С 1 мая 1906 года в звании прима-балерины Анна Павлова стала получать три тысячи рублей в год. Прежде ее жалованье было вдвое меньше. Но корифеям платили совсем мало. Вечно нуждаясь, они нередко останавливали ее где-нибудь за кулисами и смущенно спрашивали:

— Аннушка, не найдется у тебя двух рублей?

— Аннет, три рубля до получки! Нужно до зарезу!

Она никому не отказывала, испытав в детстве нужду; случалось, у матери не хватало даже на белый хлеб, и тогда ели один суп с черным хлебом. Анна доставала кошелек и, найдя то, что требовалось, отдавала с улыбкой. Теперь к прима-балерине обращались смелее и порой просили больше. С некоторых пор у Анны появилась своя квартира с репетиционным залом, с палкой для упражнений во всю комнату и традиционными зеркалами, хотя она считала, что они только мешали ей.

— Понимаете, Виктор, — говорила она Дандре, словно оправдываясь, — репетируя перед зеркалами, балерина ищет и выбирает жесты, положения, выражения лица, а потом на сцене начинает следить за собой, вспоминать, как она делала это на репетиции, и стараться точно повторить жест, улыбку, пируэт… а в результате теряется главное достоинство всякого артиста — искренность!

Павлова интуитивно стремилась не повторяться на сцене. И даже ее реверанс не был усталым повторением того, что любая балерина заучивает с детства. Балерина окрашивала любое свое движение настроением, его нюансами. Это отмечали все балетные критики. Англичанин Арнольд Хаскелл утверждал, что каждый ее реверанс сам по себе танец.
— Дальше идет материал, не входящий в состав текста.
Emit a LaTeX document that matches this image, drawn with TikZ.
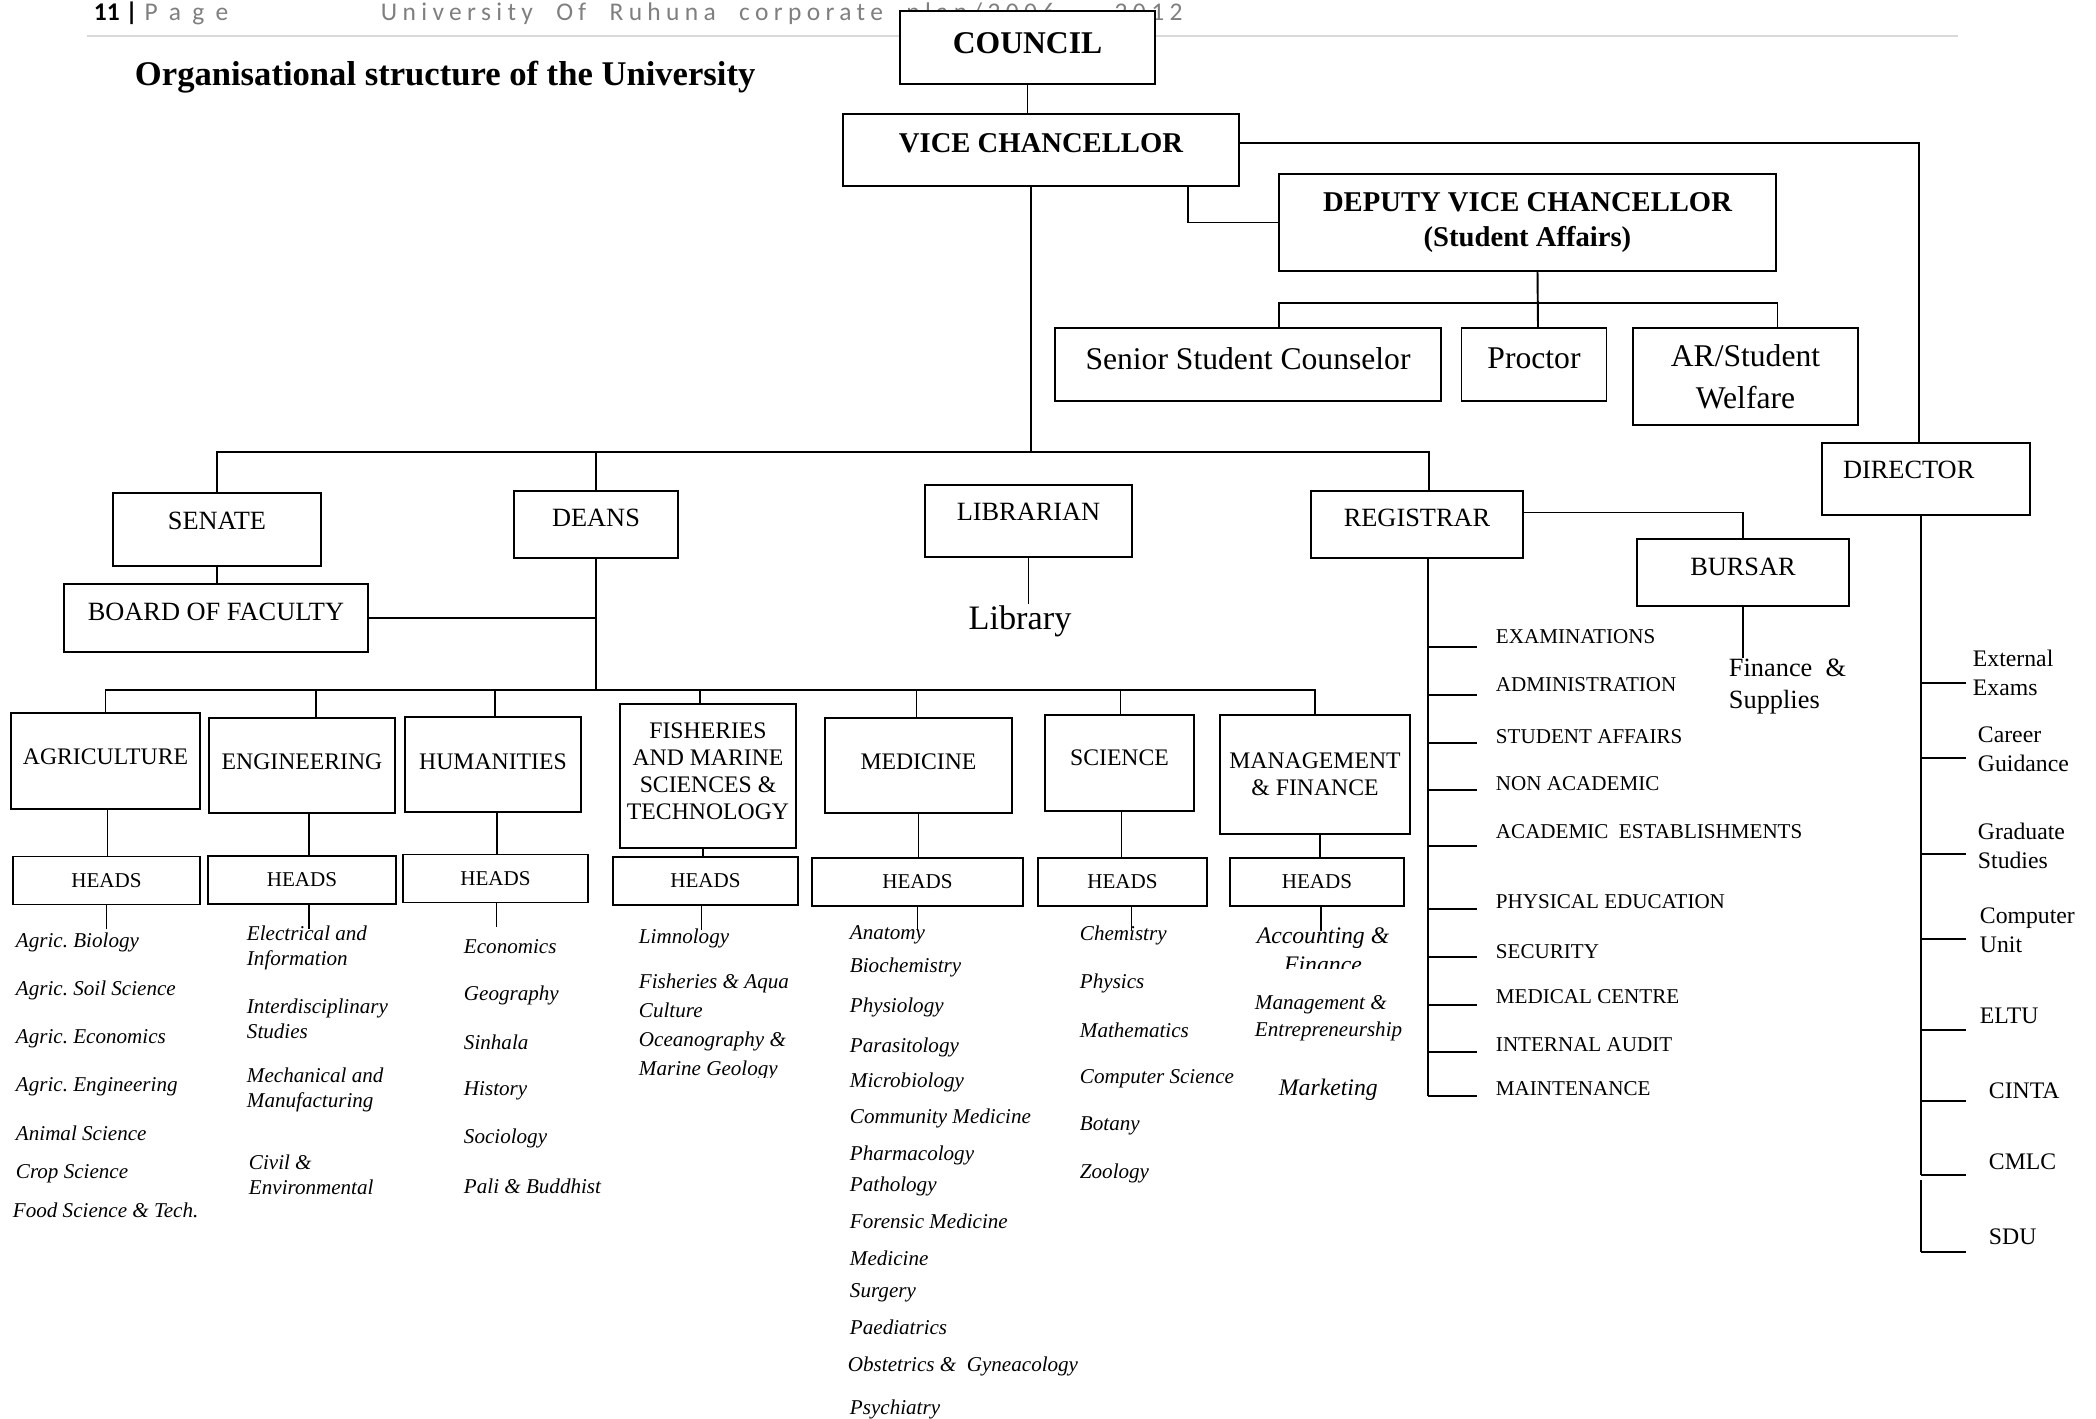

Павлова всегда строго относилась к себе, к своему исполнению того или иного танца. Однажды, это было в Лондоне, находясь за кулисами, Хаскелл слушал, как неистовствовала публика после павловского «Лебедя». Зрители долго не отпускали балерину. Наконец все стихло. Павлова прошла в свою уборную мимо Хаскелла. Она была раздражена:

— Я ведь чувствую, что танцевала сегодня плохо. Если публика не умеет отличить хорошее от плохого, то зачем тогда балерине предъявлять к себе высокие требования?!